Beer Review: Forest Fruits

I was eating blackberries we picked from the park back in Summer (yes, we are heatens and we refridgerate those we don't eat or turn into jam) and I was thinking, hmm, I likes me fruit beers, like Fruli and I likes me beer generally.  I know, I shall have a fruity beer.

Cue tonight's ale: Forest Fruits by Wychwood brewery.  It was in a very attractively dark bottle (do I detect a note of red in the glass?) and was attractively priced at the supermarket of choice for picking up nice beers.


It said it was best served chilled.  I obliged and had it in the fridge for a good long while before opening it.  I almost forgot about it and so it did not accompany a meal or any food, rather coming soon after it into the evening.  This is not necessarily a bad thing, Riggwelter does better this way and Leffe Blonde can have its moments too.  It was a respectable 4.2% ABV too.
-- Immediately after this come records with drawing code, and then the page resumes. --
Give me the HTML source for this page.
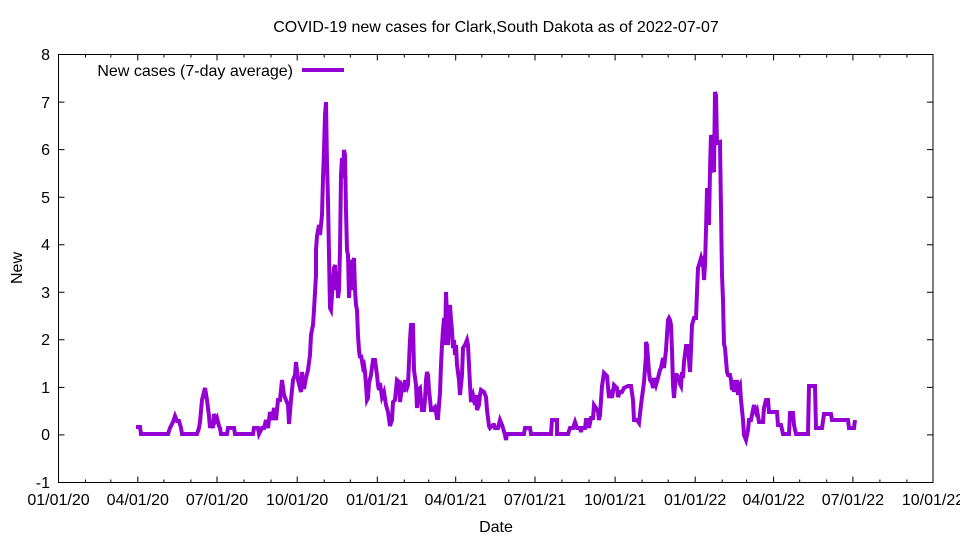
<!DOCTYPE html>
<html><head><meta charset="utf-8"><style>body{margin:0;background:#fff}svg{display:block}text{font-family:"Liberation Sans",sans-serif;font-size:16px;fill:#000}</style></head><body>
<svg width="960" height="540" viewBox="0 0 960 540" xmlns="http://www.w3.org/2000/svg">
<rect width="960" height="540" fill="#fff"/>
<g stroke="#000" stroke-width="1" fill="none">
<path d="M58.5,54.5V482.5H933V54.5Z"/>
<path d="M58.5,482.5h6M58.5,434.9h6M58.5,387.4h6M58.5,339.8h6M58.5,292.3h6M58.5,244.7h6M58.5,197.2h6M58.5,149.6h6M58.5,102.1h6M58.5,54.5h6
M933,482.5h-6M933,434.9h-6M933,387.4h-6M933,339.8h-6M933,292.3h-6M933,244.7h-6M933,197.2h-6M933,149.6h-6M933,102.1h-6M933,54.5h-6"/>
<path d="M137.8,482.5v-6M217,482.5v-6M297.2,482.5v-6M377.3,482.5v-6M455.7,482.5v-6M535,482.5v-6M615.1,482.5v-6M695.2,482.5v-6M773.6,482.5v-6M852.9,482.5v-6
M137.8,54.5v6M217,54.5v6M297.2,54.5v6M377.3,54.5v6M455.7,54.5v6M535,54.5v6M615.1,54.5v6M695.2,54.5v6M773.6,54.5v6M852.9,54.5v6"/>
<path d="M85.5,482.5v-3M110.8,482.5v-3M163.9,482.5v-3M190.9,482.5v-3M244,482.5v-3M271,482.5v-3M324.2,482.5v-3M350.3,482.5v-3M404.3,482.5v-3M428.7,482.5v-3M481.8,482.5v-3M508.8,482.5v-3M561.9,482.5v-3M589,482.5v-3M642.1,482.5v-3M668.2,482.5v-3M722.2,482.5v-3M746.6,482.5v-3M799.7,482.5v-3M826.7,482.5v-3M879.9,482.5v-3M906.9,482.5v-3
M85.5,54.5v3M110.8,54.5v3M163.9,54.5v3M190.9,54.5v3M244,54.5v3M271,54.5v3M324.2,54.5v3M350.3,54.5v3M404.3,54.5v3M428.7,54.5v3M481.8,54.5v3M508.8,54.5v3M561.9,54.5v3M589,54.5v3M642.1,54.5v3M668.2,54.5v3M722.2,54.5v3M746.6,54.5v3M799.7,54.5v3M826.7,54.5v3M879.9,54.5v3M906.9,54.5v3"/>
</g>
<g text-anchor="end">
<text x="50" y="488">-1</text><text x="50" y="440">0</text><text x="50" y="393">1</text><text x="50" y="345">2</text><text x="50" y="298">3</text><text x="50" y="250">4</text><text x="50" y="203">5</text><text x="50" y="155">6</text><text x="50" y="108">7</text><text x="50" y="60">8</text>
</g>
<g text-anchor="middle">
<text x="58.5" y="505">01/01/20</text><text x="137.8" y="505">04/01/20</text><text x="217" y="505">07/01/20</text><text x="297.2" y="505">10/01/20</text><text x="377.3" y="505">01/01/21</text><text x="455.7" y="505">04/01/21</text><text x="535" y="505">07/01/21</text><text x="615.1" y="505">10/01/21</text><text x="695.2" y="505">01/01/22</text><text x="773.6" y="505">04/01/22</text><text x="852.9" y="505">07/01/22</text><text x="933" y="505">10/01/22</text>
<text x="496" y="532">Date</text>
<text x="496" y="32">COVID-19 new cases for Clark,South Dakota as of 2022-07-07</text>
<text transform="translate(22,268) rotate(-90)">New</text>
</g>
<text x="293" y="76" text-anchor="end">New cases (7-day average)</text>
<path d="M302,70H344" stroke="#9400d3" stroke-width="4"/>
<polyline fill="none" stroke="#9400d3" stroke-width="4" stroke-linejoin="miter" points="136,427 140,427 141,434 168,434 170,428 173,422 175,416 177,421 179,421 181,428 182,434 197,434 199,428 200,422 202,400 204,392 205,388 207,400 209,416 210,428 211,422 213,428 214,414 216,420 217,418 219,426 220,428 221,434 227,434 228,428 234,428 235,434 253,434 254,428 258,428 259,434 262,428 264,428 266,420 268,428 270,412 272,420 274,408 276,420 278,400 280,400 282,380 284,395 286,400 288,405 289,424 291,400 293,380 295,375 296,362 298,380 300,388 301,392 302,372 304,389 306,378 308,370 310,355 311,335 313,325 314,310 316,275 316,250 317,236 319,225 320,235 322,215 323,178 324,150 325,115 326,102 327,165 328,200 329,255 330,308 331,310 333,280 334,268 335,265 336,290 337,272 338,298 339,290 340,250 341,175 342,158 343,178 344,150 345,155 346,210 347,250 348,255 349,298 350,282 351,290 352,260 353,262 354,258 355,290 356,305 357,310 358,335 359,350 360,358 361,355 363,367 364,365 365,372 366,385 367,400 368,398 369,383 371,375 373,360 375,360 377,375 378,385 379,390 380,383 382,397 384,392 386,405 388,412 390,426 392,420 393,402 395,400 396,390 397,380 399,382 400,402 402,387 404,392 405,380 406,386 407,388 408,385 410,340 411,325 413,325 414,370 416,385 417,408 418,390 420,388 421,400 422,410 424,410 425,400 426,380 427,372 428,375 429,390 431,410 433,410 434,408 435,407 436,412 437,418 438,418 440,393 441,365 442,345 443,330 444,318 445,345 446,292 447,315 448,345 449,320 450,305 451,320 452,330 453,348 454,340 455,355 456,345 457,365 459,380 460,395 462,375 463,348 465,345 467,340 468,345 470,385 471,402 472,398 473,395 474,400 475,405 476,395 477,410 479,405 480,395 481,390 484,392 486,397 487,410 488,418 489,426 490,428 493,425 494,425 495,428 498,428 500,420 502,425 503,428 505,435 506,440 507,434 524,434 525,428 530,428 531,434 551,434 552,420 557,420 557,434 568,434 570,428 573,428 575,422 577,428 580,428 581,432 582,428 585,428 586,420 588,420 589,428 591,418 593,418 594,405 596,408 598,412 599,420 600,415 602,386 604,373 607,376 609,398 611,390 612,398 614,385 617,388 618,397 620,392 622,392 624,388 628,386 631,386 633,400 634,420 637,420 639,423 641,405 644,382 646,355 646,342 647,345 649,372 650,380 652,383 653,388 654,378 656,385 658,378 660,370 661,368 663,358 664,368 666,350 668,320 669,318 670,320 671,325 672,350 673,385 674,398 676,375 677,375 679,378 680,384 681,386 682,372 683,378 684,362 686,346 688,346 689,360 690,372 691,350 692,325 694,318 696,318 697,292 698,268 699,265 701,258 702,262 703,260 704,280 705,265 706,230 707,190 708,190 709,225 710,170 711,135 712,140 713,170 714,172 715,92 716,95 717,143 720,142 721,210 722,275 723,300 724,344 725,348 726,360 727,372 728,375 730,375 731,380 732,390 733,380 734,392 735,385 736,390 737,380 738,395 739,387 740,385 741,400 742,410 743,420 744,435 746,440 748,430 749,420 751,420 753,410 754,405 756,412 757,410 759,422 763,422 764,408 766,400 768,400 769,412 777,412 778,425 781,425 783,434 789,434 790,413 793,413 794,425 796,434 808,434 809,386 815,386 816,428 822,428 824,414 831,414 832,420 848,420 849,428 854,428 855,420"/>
</svg>
</body></html>
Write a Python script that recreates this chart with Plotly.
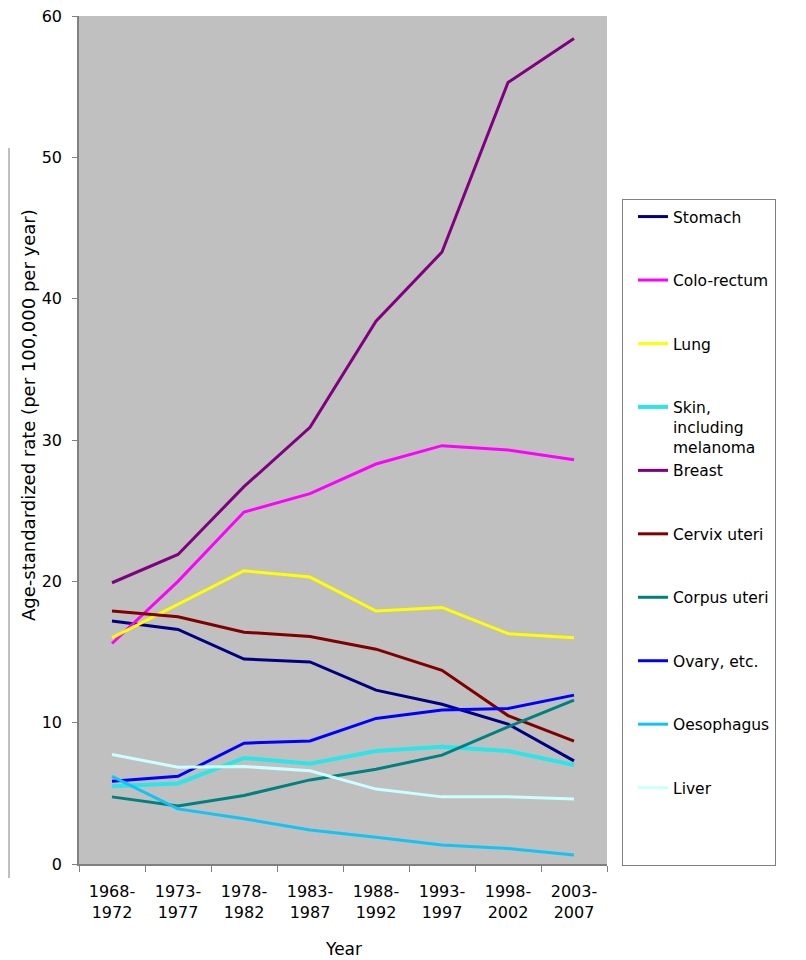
import plotly.graph_objects as go

periods = ["1968-1972", "1973-1977", "1978-1982", "1983-1987",
           "1988-1992", "1993-1997", "1998-2002", "2003-2007"]
tick_labels = [p.replace("-", "-<br>") for p in periods]

series_names = ["Stomach", "Colo-rectum", "Lung", "Skin,<br>including<br>melanoma",
                "Breast", "Cervix uteri", "Corpus uteri", "Ovary, etc.",
                "Oesophagus", "Liver"]

stomach = [17.2, 16.6, 14.5, 14.3, 12.3, 11.3, 9.9, 7.3]
colorectum = [15.6, 20.0, 24.9, 26.2, 28.3, 29.6, 29.3, 28.6]
lung = [16.0, 18.4, 20.75, 20.3, 17.9, 18.15, 16.3, 16.0]
skin = [5.5, 5.7, 7.5, 7.1, 8.0, 8.3, 8.0, 7.0]
breast = [19.9, 21.9, 26.7, 30.9, 38.4, 43.3, 55.3, 58.4]
cervix = [17.9, 17.5, 16.4, 16.1, 15.2, 13.7, 10.5, 8.7]
corpus = [4.75, 4.1, 4.85, 5.95, 6.7, 7.7, 9.7, 11.6]
ovary = [5.85, 6.2, 8.55, 8.7, 10.3, 10.9, 11.0, 11.95]
oesophagus = [6.2, 3.9, 3.2, 2.4, 1.9, 1.35, 1.1, 0.63]
liver = [7.75, 6.85, 6.9, 6.6, 5.3, 4.75, 4.75, 4.6]

values = [stomach, colorectum, lung, skin, breast, cervix, corpus, ovary, oesophagus, liver]
colors = ["#000080", "#FF00FF", "#FFFF00", "#2CE5E8", "#800080",
          "#800000", "#008080", "#0000FF", "#11C4F5", "#CCFFFF"]
widths = [3, 3, 3, 4, 3, 3, 3, 3, 3, 3]

# the page body adds an 8px offset; work in page pixels and subtract it
OFF = 8
W, H = 806 - OFF, 960 - OFF
L, R, T, B = 79 - OFF, 607 - OFF, 16 - OFF, 864 - OFF

fig = go.Figure()
n = len(series_names)
for i, (name, vals, col, w) in enumerate(zip(series_names, values, colors, widths)):
    nlines = name.count("<br>") + 1
    slots = 4 if i == n - 1 else 3
    legend_name = name + "<br> " * (slots - nlines)
    fig.add_trace(go.Scatter(
        x=tick_labels, y=vals, mode="lines", name=legend_name,
        legendgroup=name, line=dict(color=col, width=w),
    ))

def px_x(px):
    return (px - OFF - L) / (R - L)

def px_y(py):
    return (B - (py - OFF)) / (B - T)

fig.update_layout(
    width=W, height=H,
    margin=dict(l=L, r=W - R, t=T, b=H - B, autoexpand=False),
    plot_bgcolor="#C0C0C0", paper_bgcolor="white",
    font=dict(family="DejaVu Sans", color="black"),
    showlegend=True,
    legend=dict(
        xref="container", yref="container",
        x=(622 - OFF) / W, y=1 - (199 - OFF) / H, xanchor="left", yanchor="top",
        bordercolor="#808080", borderwidth=1, bgcolor="white",
        font=dict(family="DejaVu Sans", size=15.5, color="black"),
        valign="top", tracegroupgap=0, indentation=10,
        maxheight=800, entrywidth=124, entrywidthmode="pixels",
    ),
    xaxis=dict(
        type="category", range=[-0.5, 7.5], tickson="boundaries",
        ticks="outside", ticklen=6, tickcolor="#808080",
        showline=True, linecolor="#808080", linewidth=1.5,
        showgrid=False, zeroline=False, automargin=False,
        ticklabelstandoff=12, ticklabeloverflow="allow",
        tickfont=dict(family="DejaVu Sans", size=16, color="black"),
    ),
    yaxis=dict(
        range=[0, 60], dtick=10, tick0=0,
        ticks="outside", ticklen=5, tickcolor="#808080",
        showline=True, linecolor="#808080", linewidth=1.5,
        showgrid=False, zeroline=False, ticklabelstandoff=7, automargin=False,
        ticklabeloverflow="allow",
        tickfont=dict(family="DejaVu Sans", size=16, color="black"),
    ),
    annotations=[
        dict(text="Age-standardized rate (per 100,000 per year)",
             xref="paper", yref="paper", x=px_x(28), y=px_y(415),
             textangle=-90, showarrow=False, xanchor="center", yanchor="middle",
             font=dict(family="DejaVu Sans", size=18, color="black")),
        dict(text="Year", xref="paper", yref="paper", x=0.5, y=px_y(949),
             showarrow=False, xanchor="center", yanchor="middle",
             font=dict(family="DejaVu Sans", size=17, color="black")),
    ],
    shapes=[
        dict(type="line", xref="paper", yref="paper",
             x0=px_x(9), x1=px_x(9), y0=px_y(148), y1=px_y(878),
             line=dict(color="#808080", width=1)),
    ],
)

fig.write_html("out.html")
But I'm not a fan of this.  Perhaps it has been too long since I had a fruity beer or perhaps I have become too much of a CAMRA styled beardy-ale-drinker or perhaps work is getting to me too much.  I don't know.  There was a definite fruity taste and smell to this.  A sickly-sweet hint of cranberries on the nose and an attempt at blackberries in the taste.  They claim to have added berries to the beer to give it a distinctive taste and maybe they have but they have also added copious amounts of sugar to it.  It obscures what should have been a good tang and some sharp berries.  I like my blackberries slightly sour and I like them picked freshly (I remember eating them in the park back in August with the Boy).  I do not like them when they've been drowned in sweetness and light in some badly made crumble.  It is the crumble that has the sugar in it and the filling that is there to contrast with that, it's the whole point!  Other writers point to the overpowering taste of strawberries, but I'm a great fan of Pegasus strawberries so, being sour, I did not make that association, but they may be right.  Willow tasted strawberries.

As a consequence I couldn't quite bring myself to like this beer.  Willow is more of a fan and I suppose it would have its place.  Drink this with a dessert rather than the main course and drink it after something like Thoroughbred Gold too, it is a dessert beer in all senses of the word.  I can't imagine having more than one in a sitting and I can't imagine having it with anything other than a meal.  Drink last and not to get drunk.